___ Records provided
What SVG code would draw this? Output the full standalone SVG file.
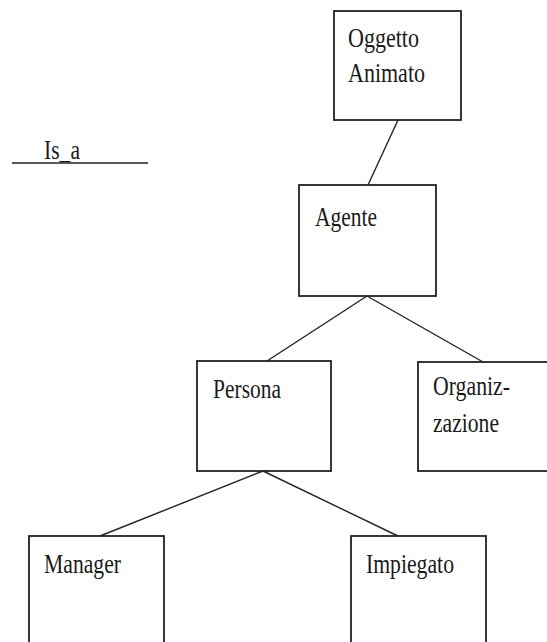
<svg xmlns="http://www.w3.org/2000/svg" width="547" height="642" viewBox="0 0 547 642">
  <style>
    .box { fill: #ffffff; stroke: #222222; stroke-width: 1.8; }
    .link { stroke: #222222; stroke-width: 1.4; fill: none; }
    .lbl { font-family: "Liberation Serif", "Times New Roman", serif; font-size: 28px; fill: #1a1a1a; }
  </style>
  <rect width="547" height="642" fill="#ffffff"/>

  <!-- legend -->
  <g id="legend">
    <text class="lbl" x="44" y="159" textLength="36" lengthAdjust="spacingAndGlyphs">Is_a</text>
    <line class="link" x1="12" y1="163" x2="148" y2="163"/>
  </g>

  <!-- is_a links -->
  <g id="connectors">
    <line class="link" x1="398" y1="120" x2="368" y2="185"/>
    <line class="link" x1="367" y1="296" x2="267" y2="361"/>
    <line class="link" x1="367" y1="296" x2="483" y2="362"/>
    <line class="link" x1="263" y1="471" x2="100" y2="536"/>
    <line class="link" x1="263" y1="471" x2="400" y2="537"/>
  </g>

  <g id="oggetto-animato">
    <rect class="box" x="334" y="11" width="127" height="109"/>
    <text class="lbl" x="348" y="46.5" textLength="71" lengthAdjust="spacingAndGlyphs">Oggetto</text>
    <text class="lbl" x="348" y="81.5" textLength="77" lengthAdjust="spacingAndGlyphs">Animato</text>
  </g>

  <g id="agente">
    <rect class="box" x="299" y="185" width="137" height="111"/>
    <text class="lbl" x="315" y="226" textLength="62" lengthAdjust="spacingAndGlyphs">Agente</text>
  </g>

  <g id="persona">
    <rect class="box" x="197" y="361" width="134" height="110"/>
    <text class="lbl" x="213" y="398" textLength="68" lengthAdjust="spacingAndGlyphs">Persona</text>
  </g>

  <g id="organizzazione">
    <rect class="box" x="418" y="362" width="140" height="109"/>
    <text class="lbl" x="433" y="395" textLength="77" lengthAdjust="spacingAndGlyphs">Organiz-</text>
    <text class="lbl" x="433" y="431.5" textLength="66" lengthAdjust="spacingAndGlyphs">zazione</text>
  </g>

  <g id="manager">
    <rect class="box" x="29" y="536" width="135" height="120"/>
    <text class="lbl" x="44" y="573" textLength="77" lengthAdjust="spacingAndGlyphs">Manager</text>
  </g>

  <g id="impiegato">
    <rect class="box" x="351" y="536" width="135" height="120"/>
    <text class="lbl" x="366" y="573" textLength="88" lengthAdjust="spacingAndGlyphs">Impiegato</text>
  </g>
</svg>
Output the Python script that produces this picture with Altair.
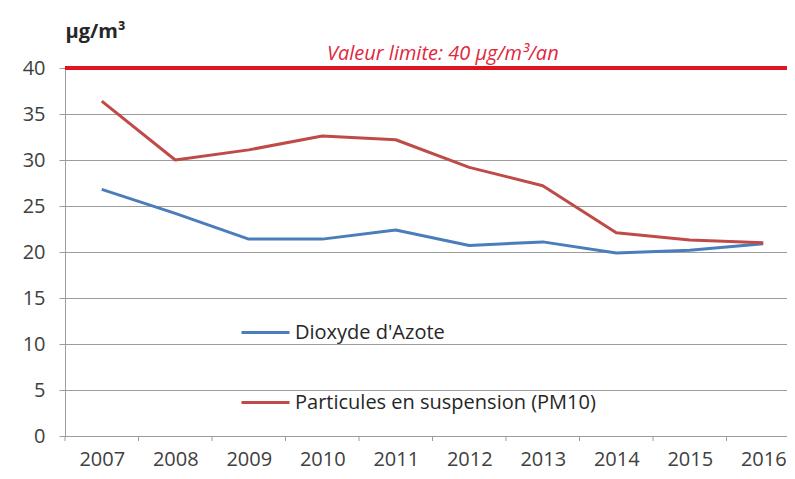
import altair as alt
import pandas as pd

years = [2007, 2008, 2009, 2010, 2011, 2012, 2013, 2014, 2015, 2016]
no2 = [26.8, 24.2, 21.4, 21.4, 22.4, 20.7, 21.1, 19.9, 20.2, 20.9]
pm10 = [36.4, 30.0, 31.1, 32.6, 32.2, 29.2, 27.2, 22.1, 21.3, 21.0]
series_names = ["Dioxyde d'Azote", "Particules en suspension (PM10)"]
series_colors = ["#4a7ebb", "#be4b48"]
y_ticks = [0, 5, 10, 15, 20, 25, 30, 35, 40]
limit_value = [40]
limit_label = ["Valeur limite: 40 µg/m³/an"]
limit_label_x = [2011.64]
y_unit = "µg/m³"

df = pd.DataFrame({
    "year": years * 2,
    "value": no2 + pm10,
    "series": [series_names[0]] * len(years) + [series_names[1]] * len(years),
})

FONT = "Open Sans"
GRID = "#9c9c9c"
LABEL = "#404040"
W, H = 722, 368

x_scale = alt.Scale(domain=[2006.5, 2016.323], nice=False, zero=False)
y_scale = alt.Scale(domain=[0, 40], nice=False, zero=True)

x_axis = alt.Axis(
    values=years, format="d", title=None, grid=False, tickSize=0,
    labelPadding=13, labelFontSize=20, labelFont=FONT, labelColor=LABEL,
    domainColor=GRID, labelFlush=False)
y_axis = alt.Axis(
    values=y_ticks, title=y_unit, titleAngle=0, titleAlign="left",
    titleBaseline="alphabetic", titleX=0, titleY=-31, titleFont=FONT,
    titleFontSize=20, titleFontWeight="bold", titleColor="#262626",
    tickSize=6, tickColor=GRID, labelPadding=14, labelFont=FONT,
    labelFontSize=20, labelColor=LABEL, domainColor=GRID,
    grid=True, gridColor=GRID, gridWidth=1)

lines = alt.Chart(df).mark_line(strokeWidth=3, strokeJoin="round").encode(
    x=alt.X("year:Q", scale=x_scale, axis=x_axis),
    y=alt.Y("value:Q", scale=y_scale, axis=y_axis),
    color=alt.Color("series:N", scale=alt.Scale(domain=series_names, range=series_colors),
                    legend=alt.Legend(title=None, orient="none", legendX=175, legendY=239,
                                      symbolType="stroke", symbolSize=2304, symbolStrokeWidth=3,
                                      labelFont=FONT, labelFontSize=20, labelColor="#262626",
                                      rowPadding=34, labelOffset=4, padding=0, labelLimit=0,
                                      direction="vertical")),
)

limit = alt.Chart(pd.DataFrame({"limit": limit_value})).mark_rule(
    color="#e0141e", strokeWidth=4).encode(
    y=alt.Y("limit:Q", scale=y_scale, axis=y_axis))

limit_text = alt.Chart(pd.DataFrame({"x": limit_label_x, "y": limit_value, "label": limit_label})).mark_text(
    font=FONT, fontSize=20, fontStyle="italic", color="#e0283e", align="center",
    baseline="alphabetic", dy=-8).encode(
    x=alt.X("x:Q", scale=x_scale, axis=x_axis),
    y=alt.Y("y:Q", scale=y_scale, axis=y_axis),
    text="label:N")

ticks = alt.Chart(pd.DataFrame({"year": years})).transform_calculate(
    b="datum.year - 0.5").mark_rule(color=GRID, strokeWidth=1).encode(
    x=alt.X("b:Q", scale=x_scale, axis=x_axis),
    y=alt.value(H), y2=alt.value(H + 5))

chart = alt.layer(ticks, lines, limit, limit_text).properties(
    width=W, height=H,
    autosize=alt.AutoSizeParams(type="none"),
    padding={"left": 57, "top": 60, "right": 0, "bottom": 35},
).configure_view(stroke=None)

chart.save("out.html", embed_options={"renderer": "svg", "actions": False})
______
**Written task**: Only the number is wanted: how many lines above include the word "Output"?

**Task result**: 2